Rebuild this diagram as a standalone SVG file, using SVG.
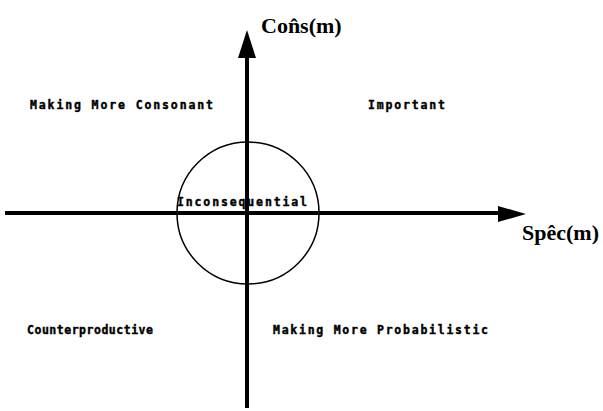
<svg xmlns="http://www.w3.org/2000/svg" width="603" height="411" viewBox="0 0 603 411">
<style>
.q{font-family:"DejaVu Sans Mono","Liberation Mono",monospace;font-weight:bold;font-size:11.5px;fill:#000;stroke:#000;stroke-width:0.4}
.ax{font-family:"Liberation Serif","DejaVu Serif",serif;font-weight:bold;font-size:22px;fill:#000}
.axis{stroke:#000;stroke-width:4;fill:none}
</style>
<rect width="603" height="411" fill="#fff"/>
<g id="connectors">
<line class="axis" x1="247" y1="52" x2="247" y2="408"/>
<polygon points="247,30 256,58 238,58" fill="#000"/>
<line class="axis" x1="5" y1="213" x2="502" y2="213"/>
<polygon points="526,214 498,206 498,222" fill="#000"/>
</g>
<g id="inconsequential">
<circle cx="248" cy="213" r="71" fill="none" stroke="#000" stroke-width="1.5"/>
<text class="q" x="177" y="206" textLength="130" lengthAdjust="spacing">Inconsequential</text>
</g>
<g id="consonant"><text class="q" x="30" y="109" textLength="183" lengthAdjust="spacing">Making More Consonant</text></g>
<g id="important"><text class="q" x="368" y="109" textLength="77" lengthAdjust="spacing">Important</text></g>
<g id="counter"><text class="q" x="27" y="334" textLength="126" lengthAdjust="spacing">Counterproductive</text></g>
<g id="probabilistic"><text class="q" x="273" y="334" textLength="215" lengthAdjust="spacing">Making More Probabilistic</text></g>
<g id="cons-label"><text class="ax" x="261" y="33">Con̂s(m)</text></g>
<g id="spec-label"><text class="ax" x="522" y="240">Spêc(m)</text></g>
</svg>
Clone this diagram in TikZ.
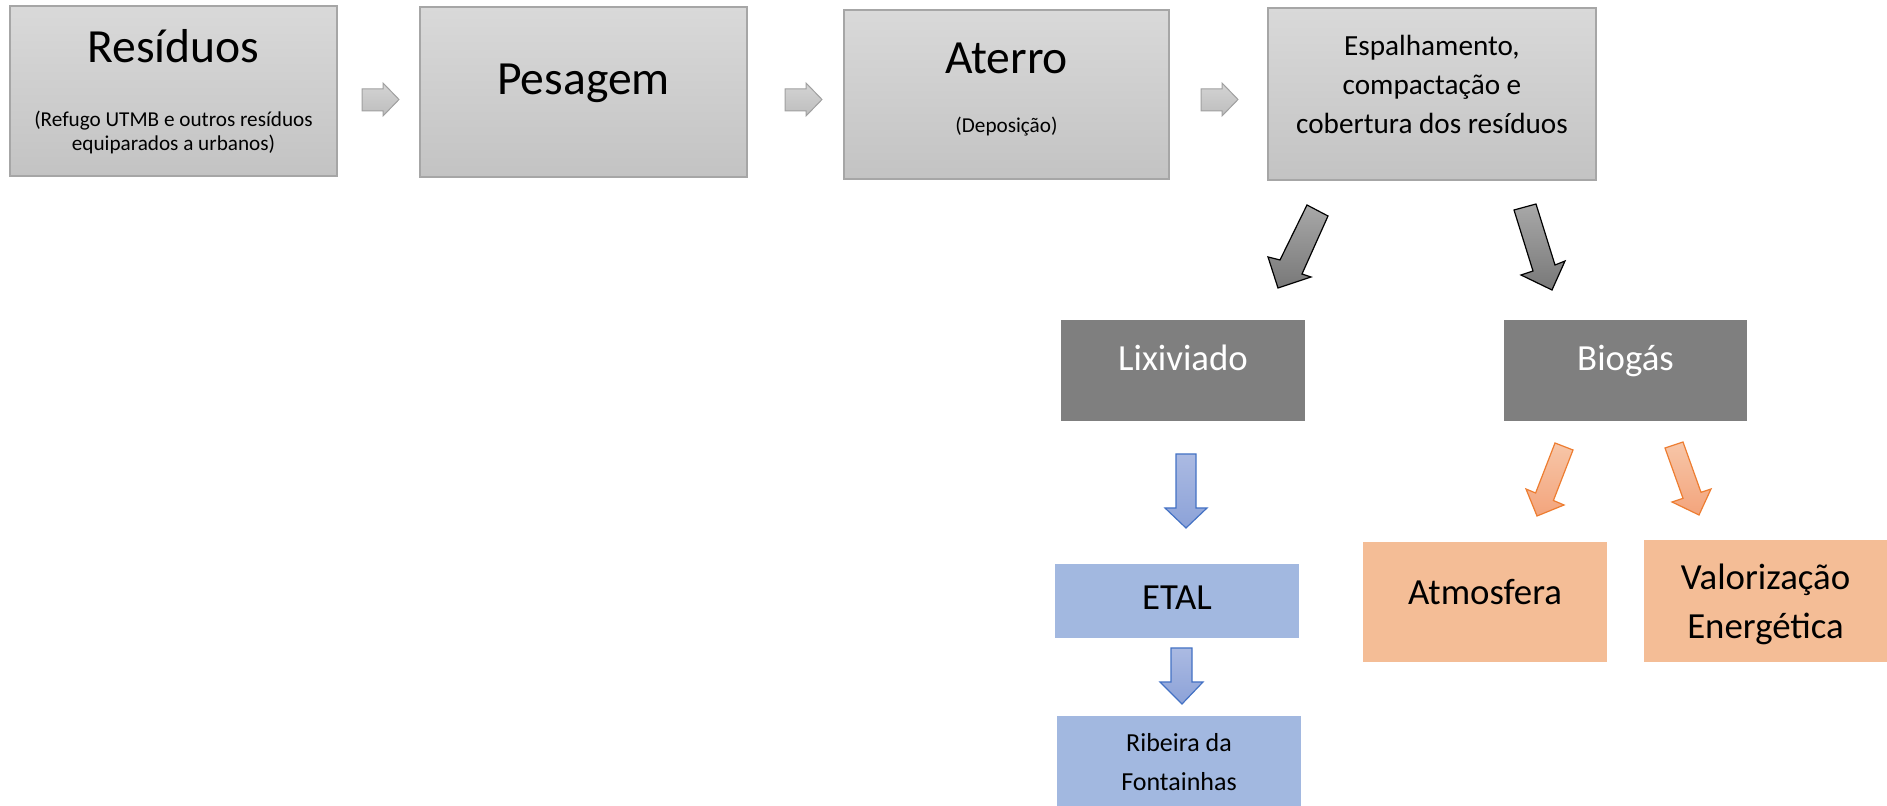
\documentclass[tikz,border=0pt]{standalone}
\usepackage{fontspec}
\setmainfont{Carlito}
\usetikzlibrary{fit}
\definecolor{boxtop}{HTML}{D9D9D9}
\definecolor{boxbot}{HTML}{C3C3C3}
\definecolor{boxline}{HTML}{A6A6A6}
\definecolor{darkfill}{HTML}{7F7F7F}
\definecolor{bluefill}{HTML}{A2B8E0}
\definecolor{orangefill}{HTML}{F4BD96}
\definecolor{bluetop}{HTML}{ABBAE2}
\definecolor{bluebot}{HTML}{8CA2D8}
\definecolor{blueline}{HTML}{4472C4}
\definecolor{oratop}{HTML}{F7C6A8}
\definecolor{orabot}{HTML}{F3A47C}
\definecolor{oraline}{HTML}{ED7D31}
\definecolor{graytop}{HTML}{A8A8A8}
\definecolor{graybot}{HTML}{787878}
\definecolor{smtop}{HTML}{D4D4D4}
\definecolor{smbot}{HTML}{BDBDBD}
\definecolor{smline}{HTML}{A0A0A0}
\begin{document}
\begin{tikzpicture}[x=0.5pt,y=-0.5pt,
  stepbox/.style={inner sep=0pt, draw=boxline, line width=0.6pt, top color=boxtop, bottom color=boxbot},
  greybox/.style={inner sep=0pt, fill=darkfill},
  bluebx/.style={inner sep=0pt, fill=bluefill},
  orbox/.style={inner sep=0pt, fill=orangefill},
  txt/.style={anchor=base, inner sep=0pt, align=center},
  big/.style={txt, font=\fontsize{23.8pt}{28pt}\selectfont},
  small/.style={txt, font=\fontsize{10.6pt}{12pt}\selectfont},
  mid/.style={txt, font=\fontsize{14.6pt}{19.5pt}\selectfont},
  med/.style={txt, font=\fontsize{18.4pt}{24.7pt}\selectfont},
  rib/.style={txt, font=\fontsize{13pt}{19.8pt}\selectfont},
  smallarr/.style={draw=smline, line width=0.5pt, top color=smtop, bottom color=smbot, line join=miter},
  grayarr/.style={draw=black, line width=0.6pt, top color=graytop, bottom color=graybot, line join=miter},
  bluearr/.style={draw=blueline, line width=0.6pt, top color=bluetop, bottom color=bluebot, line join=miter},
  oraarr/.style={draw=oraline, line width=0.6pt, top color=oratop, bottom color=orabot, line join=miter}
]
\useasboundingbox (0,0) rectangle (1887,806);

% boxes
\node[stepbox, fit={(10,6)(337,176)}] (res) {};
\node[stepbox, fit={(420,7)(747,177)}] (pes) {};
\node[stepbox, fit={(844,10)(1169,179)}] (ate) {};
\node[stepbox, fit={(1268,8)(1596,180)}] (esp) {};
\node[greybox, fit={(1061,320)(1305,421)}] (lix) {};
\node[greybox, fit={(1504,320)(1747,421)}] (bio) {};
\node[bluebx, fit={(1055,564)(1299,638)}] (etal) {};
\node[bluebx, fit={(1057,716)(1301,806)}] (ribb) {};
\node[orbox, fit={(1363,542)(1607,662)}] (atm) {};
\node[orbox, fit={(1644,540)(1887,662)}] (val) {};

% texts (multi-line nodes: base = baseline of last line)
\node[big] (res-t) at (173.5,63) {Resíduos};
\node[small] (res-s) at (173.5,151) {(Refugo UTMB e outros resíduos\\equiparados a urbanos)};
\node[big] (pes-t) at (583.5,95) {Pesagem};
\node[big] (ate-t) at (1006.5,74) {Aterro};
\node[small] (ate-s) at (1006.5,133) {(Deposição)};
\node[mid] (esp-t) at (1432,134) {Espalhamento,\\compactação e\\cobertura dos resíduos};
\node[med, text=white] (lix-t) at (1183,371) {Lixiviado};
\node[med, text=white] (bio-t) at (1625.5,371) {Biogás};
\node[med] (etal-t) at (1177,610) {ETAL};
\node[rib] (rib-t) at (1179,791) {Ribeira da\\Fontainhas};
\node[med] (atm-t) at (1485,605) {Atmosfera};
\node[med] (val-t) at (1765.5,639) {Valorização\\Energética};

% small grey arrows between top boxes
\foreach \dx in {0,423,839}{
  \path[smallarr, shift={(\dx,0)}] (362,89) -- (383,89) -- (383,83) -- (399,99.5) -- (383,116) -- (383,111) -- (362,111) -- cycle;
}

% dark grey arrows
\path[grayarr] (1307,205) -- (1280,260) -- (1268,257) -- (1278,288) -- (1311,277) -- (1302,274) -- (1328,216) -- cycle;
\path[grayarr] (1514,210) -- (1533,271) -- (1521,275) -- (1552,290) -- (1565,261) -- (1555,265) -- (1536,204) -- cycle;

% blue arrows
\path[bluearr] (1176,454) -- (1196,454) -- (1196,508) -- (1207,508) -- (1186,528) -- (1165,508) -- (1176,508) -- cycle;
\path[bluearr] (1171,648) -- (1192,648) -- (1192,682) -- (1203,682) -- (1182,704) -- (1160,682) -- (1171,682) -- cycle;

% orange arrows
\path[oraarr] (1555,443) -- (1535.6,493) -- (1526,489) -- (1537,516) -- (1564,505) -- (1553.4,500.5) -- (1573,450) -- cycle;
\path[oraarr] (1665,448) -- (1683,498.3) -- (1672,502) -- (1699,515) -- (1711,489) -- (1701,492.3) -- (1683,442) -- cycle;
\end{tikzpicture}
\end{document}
____________
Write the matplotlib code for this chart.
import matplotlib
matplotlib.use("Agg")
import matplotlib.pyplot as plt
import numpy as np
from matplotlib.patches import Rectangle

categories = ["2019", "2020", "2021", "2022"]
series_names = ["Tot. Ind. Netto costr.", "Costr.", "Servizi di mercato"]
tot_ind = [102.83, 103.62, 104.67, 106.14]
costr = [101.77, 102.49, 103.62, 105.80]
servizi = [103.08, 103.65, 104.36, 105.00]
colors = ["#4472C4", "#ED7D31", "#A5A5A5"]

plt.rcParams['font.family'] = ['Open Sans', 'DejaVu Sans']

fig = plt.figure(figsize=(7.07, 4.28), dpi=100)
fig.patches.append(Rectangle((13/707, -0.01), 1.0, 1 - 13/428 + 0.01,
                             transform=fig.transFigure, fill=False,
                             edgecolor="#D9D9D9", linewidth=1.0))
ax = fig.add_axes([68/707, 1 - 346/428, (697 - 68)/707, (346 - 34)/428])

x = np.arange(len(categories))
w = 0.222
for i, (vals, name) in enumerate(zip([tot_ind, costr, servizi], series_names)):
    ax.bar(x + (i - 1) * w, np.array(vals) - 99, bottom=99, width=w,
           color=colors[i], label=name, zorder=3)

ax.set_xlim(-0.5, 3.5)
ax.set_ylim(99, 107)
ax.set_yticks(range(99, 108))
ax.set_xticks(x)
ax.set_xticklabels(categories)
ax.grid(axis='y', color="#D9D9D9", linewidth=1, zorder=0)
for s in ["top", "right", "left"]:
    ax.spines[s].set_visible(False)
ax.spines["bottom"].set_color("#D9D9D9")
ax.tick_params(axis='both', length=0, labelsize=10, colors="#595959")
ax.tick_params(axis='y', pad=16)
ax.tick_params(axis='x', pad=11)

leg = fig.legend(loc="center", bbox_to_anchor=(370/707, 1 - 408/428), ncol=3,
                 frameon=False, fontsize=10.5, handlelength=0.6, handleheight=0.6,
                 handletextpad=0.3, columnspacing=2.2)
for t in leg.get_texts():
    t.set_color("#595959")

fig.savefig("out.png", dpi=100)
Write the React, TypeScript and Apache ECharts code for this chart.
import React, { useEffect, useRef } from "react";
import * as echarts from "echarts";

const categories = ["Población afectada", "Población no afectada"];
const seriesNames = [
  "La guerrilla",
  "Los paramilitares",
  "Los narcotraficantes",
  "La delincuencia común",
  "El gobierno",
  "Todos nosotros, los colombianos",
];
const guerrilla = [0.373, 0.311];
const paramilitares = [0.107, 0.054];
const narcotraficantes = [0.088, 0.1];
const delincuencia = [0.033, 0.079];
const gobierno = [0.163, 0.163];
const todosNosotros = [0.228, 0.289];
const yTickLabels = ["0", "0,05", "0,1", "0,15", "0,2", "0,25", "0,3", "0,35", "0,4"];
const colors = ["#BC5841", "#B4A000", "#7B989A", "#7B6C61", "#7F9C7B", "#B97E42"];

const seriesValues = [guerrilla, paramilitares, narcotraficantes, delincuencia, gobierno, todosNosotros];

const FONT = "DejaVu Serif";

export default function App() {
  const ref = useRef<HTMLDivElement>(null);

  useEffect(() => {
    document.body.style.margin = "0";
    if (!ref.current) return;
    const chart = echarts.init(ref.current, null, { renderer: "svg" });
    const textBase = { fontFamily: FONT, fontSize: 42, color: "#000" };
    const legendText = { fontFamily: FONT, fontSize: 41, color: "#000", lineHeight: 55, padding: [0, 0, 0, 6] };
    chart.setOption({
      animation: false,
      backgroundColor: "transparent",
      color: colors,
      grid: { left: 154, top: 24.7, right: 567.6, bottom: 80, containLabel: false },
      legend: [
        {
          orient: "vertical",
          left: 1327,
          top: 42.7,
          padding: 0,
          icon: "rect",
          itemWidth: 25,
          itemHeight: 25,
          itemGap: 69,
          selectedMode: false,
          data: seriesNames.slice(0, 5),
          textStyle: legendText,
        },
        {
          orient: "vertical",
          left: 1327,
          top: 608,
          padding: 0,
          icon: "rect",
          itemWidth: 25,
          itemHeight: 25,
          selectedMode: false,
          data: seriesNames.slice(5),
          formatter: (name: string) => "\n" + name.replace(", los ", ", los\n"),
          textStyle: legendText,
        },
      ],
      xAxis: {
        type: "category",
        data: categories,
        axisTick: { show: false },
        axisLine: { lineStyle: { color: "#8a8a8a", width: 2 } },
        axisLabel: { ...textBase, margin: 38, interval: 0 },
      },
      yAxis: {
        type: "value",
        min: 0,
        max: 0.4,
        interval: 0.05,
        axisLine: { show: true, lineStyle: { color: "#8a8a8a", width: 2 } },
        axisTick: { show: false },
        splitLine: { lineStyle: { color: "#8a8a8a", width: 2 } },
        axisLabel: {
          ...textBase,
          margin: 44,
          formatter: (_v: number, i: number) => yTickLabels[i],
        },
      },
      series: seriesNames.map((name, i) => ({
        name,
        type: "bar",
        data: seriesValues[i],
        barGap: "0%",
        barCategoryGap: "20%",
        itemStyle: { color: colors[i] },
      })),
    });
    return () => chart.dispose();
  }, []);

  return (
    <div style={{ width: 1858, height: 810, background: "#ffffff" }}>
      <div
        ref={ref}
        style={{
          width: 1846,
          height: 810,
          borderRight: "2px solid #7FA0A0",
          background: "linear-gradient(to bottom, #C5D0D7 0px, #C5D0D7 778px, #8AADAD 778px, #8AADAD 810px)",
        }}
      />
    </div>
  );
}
____________
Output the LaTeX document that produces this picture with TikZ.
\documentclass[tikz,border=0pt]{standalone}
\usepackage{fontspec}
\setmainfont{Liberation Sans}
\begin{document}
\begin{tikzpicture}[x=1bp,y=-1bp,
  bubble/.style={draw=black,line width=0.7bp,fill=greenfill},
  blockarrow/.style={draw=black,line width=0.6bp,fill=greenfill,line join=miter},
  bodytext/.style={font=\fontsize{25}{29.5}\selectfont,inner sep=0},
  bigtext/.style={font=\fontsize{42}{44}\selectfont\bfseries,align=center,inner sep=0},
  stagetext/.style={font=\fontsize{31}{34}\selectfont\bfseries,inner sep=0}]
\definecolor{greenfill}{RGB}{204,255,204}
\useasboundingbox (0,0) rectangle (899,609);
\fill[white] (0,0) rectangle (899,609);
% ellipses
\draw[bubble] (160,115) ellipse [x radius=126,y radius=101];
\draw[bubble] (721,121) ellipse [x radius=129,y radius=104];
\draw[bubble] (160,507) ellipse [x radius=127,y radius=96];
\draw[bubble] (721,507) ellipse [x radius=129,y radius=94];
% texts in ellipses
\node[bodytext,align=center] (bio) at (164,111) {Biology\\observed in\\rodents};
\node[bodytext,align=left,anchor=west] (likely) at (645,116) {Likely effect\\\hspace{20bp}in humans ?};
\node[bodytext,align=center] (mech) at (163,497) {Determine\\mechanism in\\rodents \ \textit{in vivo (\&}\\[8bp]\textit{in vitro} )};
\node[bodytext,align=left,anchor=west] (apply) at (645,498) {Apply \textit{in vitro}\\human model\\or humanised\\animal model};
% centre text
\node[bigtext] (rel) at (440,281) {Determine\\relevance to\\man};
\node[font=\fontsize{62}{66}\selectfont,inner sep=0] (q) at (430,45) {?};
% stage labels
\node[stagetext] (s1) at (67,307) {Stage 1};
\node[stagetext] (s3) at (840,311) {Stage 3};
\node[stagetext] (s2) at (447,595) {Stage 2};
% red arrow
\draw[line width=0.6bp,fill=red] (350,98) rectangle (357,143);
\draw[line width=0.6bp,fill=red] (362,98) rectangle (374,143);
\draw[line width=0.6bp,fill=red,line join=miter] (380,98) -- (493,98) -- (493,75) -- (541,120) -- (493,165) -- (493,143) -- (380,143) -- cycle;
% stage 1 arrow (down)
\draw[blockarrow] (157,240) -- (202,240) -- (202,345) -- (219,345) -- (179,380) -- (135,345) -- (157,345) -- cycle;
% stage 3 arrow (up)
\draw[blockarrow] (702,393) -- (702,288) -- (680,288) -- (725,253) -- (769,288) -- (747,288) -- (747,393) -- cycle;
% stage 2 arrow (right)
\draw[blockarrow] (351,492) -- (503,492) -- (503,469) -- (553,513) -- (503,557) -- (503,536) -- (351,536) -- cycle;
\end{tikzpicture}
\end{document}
____________
### SHORT EXERCISE
Reproduce only the lines from the one containing "Write the React, TypeScript" through the one containing "const ref = useRef<HTMLDivElement>(null);", inclusive of both.

### ANSWER FOR THE TASK
Write the React, TypeScript and Apache ECharts code for this chart.
import React, { useEffect, useRef } from "react";
import * as echarts from "echarts";

const categories = ["Población afectada", "Población no afectada"];
const seriesNames = [
  "La guerrilla",
  "Los paramilitares",
  "Los narcotraficantes",
  "La delincuencia común",
  "El gobierno",
  "Todos nosotros, los colombianos",
];
const guerrilla = [0.373, 0.311];
const paramilitares = [0.107, 0.054];
const narcotraficantes = [0.088, 0.1];
const delincuencia = [0.033, 0.079];
const gobierno = [0.163, 0.163];
const todosNosotros = [0.228, 0.289];
const yTickLabels = ["0", "0,05", "0,1", "0,15", "0,2", "0,25", "0,3", "0,35", "0,4"];
const colors = ["#BC5841", "#B4A000", "#7B989A", "#7B6C61", "#7F9C7B", "#B97E42"];

const seriesValues = [guerrilla, paramilitares, narcotraficantes, delincuencia, gobierno, todosNosotros];

const FONT = "DejaVu Serif";

export default function App() {
  const ref = useRef<HTMLDivElement>(null);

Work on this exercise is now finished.